Nietzsche repeatedly exceeds the reputation many ascribe to him. For example, he said much more than "God is dead!" Ironically, in spite of his defiance against religion, against all those influences which impose upon life, he spoke most highly of the thoughts in the gospels. He loved the Christ of the gospels. And, he certainly considered himself continuing a line of thinking, a way of engaging with the world which he saw within the words and actions of the New Testament Christ.
A couple of Nietzsche's aphorisms here... simple thoughts about life and relationships which reveal a very different side of Nietzsche to the idol-tossing, table-turning, God-is-dead thinker for which he seems to be most known.
First he speaks of love.
Love and Honour -- Love desires, fear avoids. That is why one cannot be loved and honoured by the same person, at least not at the same time. For he who honours recognises power -- that is to say, he fears it, he is in a state of reverential fear. But love recognises no power, nothing that divides, detaches, superordinates, or subordinates. Because it does not honour them, ambitious people secretly or openly resent being loved.
And Nietzsche talks of the-many, of things akin to abundance...
Philosophically Minded -- We usually endeavour to acquire one attitude of mind, one set of opinions for all situations and events of life -- it is mostly called being philosophically minded. But for the acquisition of knowledge it may be of greater importance not to make ourselves thus uniform, but to hearken to the low voice of the different situations in life; these bring their own opinions with them. We thus take an intelligent interest in the life and nature of many persons by not treating ourselves as rigid, persistent single individuals.

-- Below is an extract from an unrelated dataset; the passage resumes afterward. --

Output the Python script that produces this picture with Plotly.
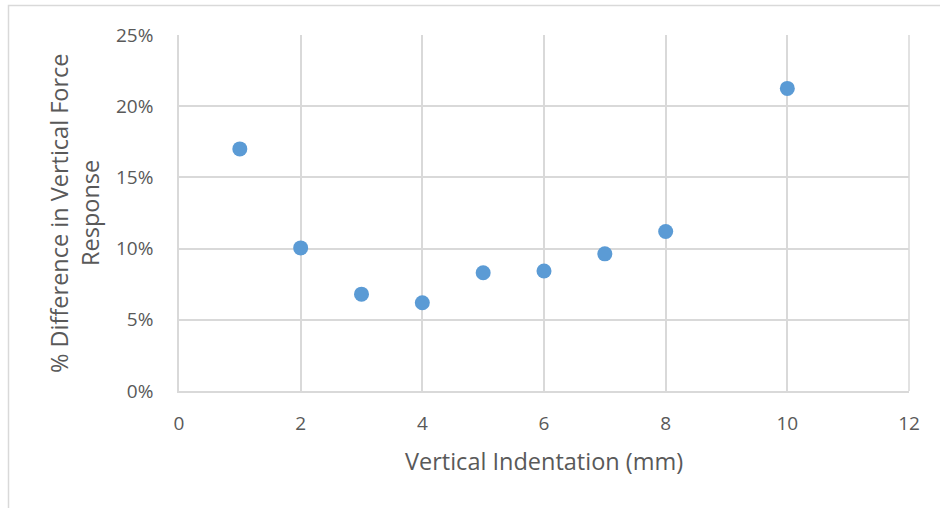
import plotly.graph_objects as go

# Vertical indentation (mm) and % difference in vertical force response
indentation_mm = [1, 2, 3, 4, 5, 6, 7, 8, 10]
pct_difference = [0.170, 0.1005, 0.068, 0.062, 0.083, 0.0843, 0.0963, 0.112, 0.2125]

x_ticks = [0, 2, 4, 6, 8, 10, 12]
y_ticks = [0, 0.05, 0.10, 0.15, 0.20, 0.25]
y_tick_labels = ["0%", "5%", "10%", "15%", "20%", "25%"]

x_title = "Vertical Indentation (mm)"
y_title_lines = ["% Difference in Vertical Force", "Response"]

FONT = "Open Sans, Liberation Sans, sans-serif"
TEXT_GREY = "#595959"
GRID = "#D9D9D9"

fig = go.Figure(
    go.Scatter(
        x=indentation_mm,
        y=pct_difference,
        mode="markers",
        marker=dict(size=15, color="#5B9BD5", line=dict(width=0)),
        showlegend=False,
    )
)

fig.update_xaxes(
    range=[0, 12],
    tickvals=x_ticks,
    showgrid=True,
    gridcolor=GRID,
    gridwidth=1.5,
    zeroline=False,
    showline=True,
    linecolor=GRID,
    linewidth=1.5,
    ticks="",
    ticklabelstandoff=14,
    tickfont=dict(family=FONT, size=19, color=TEXT_GREY),
)
fig.update_yaxes(
    range=[0, 0.25],
    tickvals=y_ticks,
    ticktext=y_tick_labels,
    showgrid=True,
    gridcolor=GRID,
    gridwidth=1.5,
    zeroline=False,
    showline=True,
    linecolor=GRID,
    linewidth=1.5,
    ticks="",
    ticklabelstandoff=20,
    tickfont=dict(family=FONT, size=19, color=TEXT_GREY),
)

# Horizontal axis title
fig.add_annotation(
    text=x_title,
    xref="paper", yref="paper",
    x=0.5, y=(391 - 461) / 356,
    yanchor="middle",
    showarrow=False,
    font=dict(family=FONT, size=23.5, color=TEXT_GREY),
)

# Two-line vertical axis title, one annotation per line
for line_text, px in zip(y_title_lines, [59, 90]):
    fig.add_annotation(
        text=line_text,
        xref="paper", yref="paper",
        x=(px - 179) / 730, y=(391 - 213) / 356,
        xanchor="center", yanchor="middle",
        textangle=-90,
        showarrow=False,
        font=dict(family=FONT, size=23.5, color=TEXT_GREY),
    )

# Light outer chart frame
fig.add_shape(
    type="rect", xref="paper", yref="paper",
    x0=(8.5 - 179) / 730, x1=1.06, y0=-0.36, y1=(391 - 5.5) / 356,
    line=dict(color=GRID, width=1.5),
    fillcolor="rgba(0,0,0,0)",
    layer="below",
)

# Right edge of the plot area
fig.add_shape(
    type="line", xref="paper", yref="paper",
    x0=1, x1=1, y0=0, y1=1,
    line=dict(color=GRID, width=1.5),
    layer="below",
)

fig.update_layout(
    width=940,
    height=508,
    margin=dict(l=179, r=31, t=35, b=117),
    paper_bgcolor="white",
    plot_bgcolor="white",
)

fig.write_html("out.html")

Life lived with love, outside of those things which separate, which make higher or lower, and life lived amidst the multiple -- this was, at least in part, the way life was seen and encountered by Nietzsche. In the nineteenth century, an awakening to the Alive was occurring, what Deleuze more recently called a "radical empiricism," and Nietzsche was a part of this awakening, along with the likes of William Blake, Walt Whitman, George Eliot, Lewis Caroll, Henri Bergson, and of course, many, many others.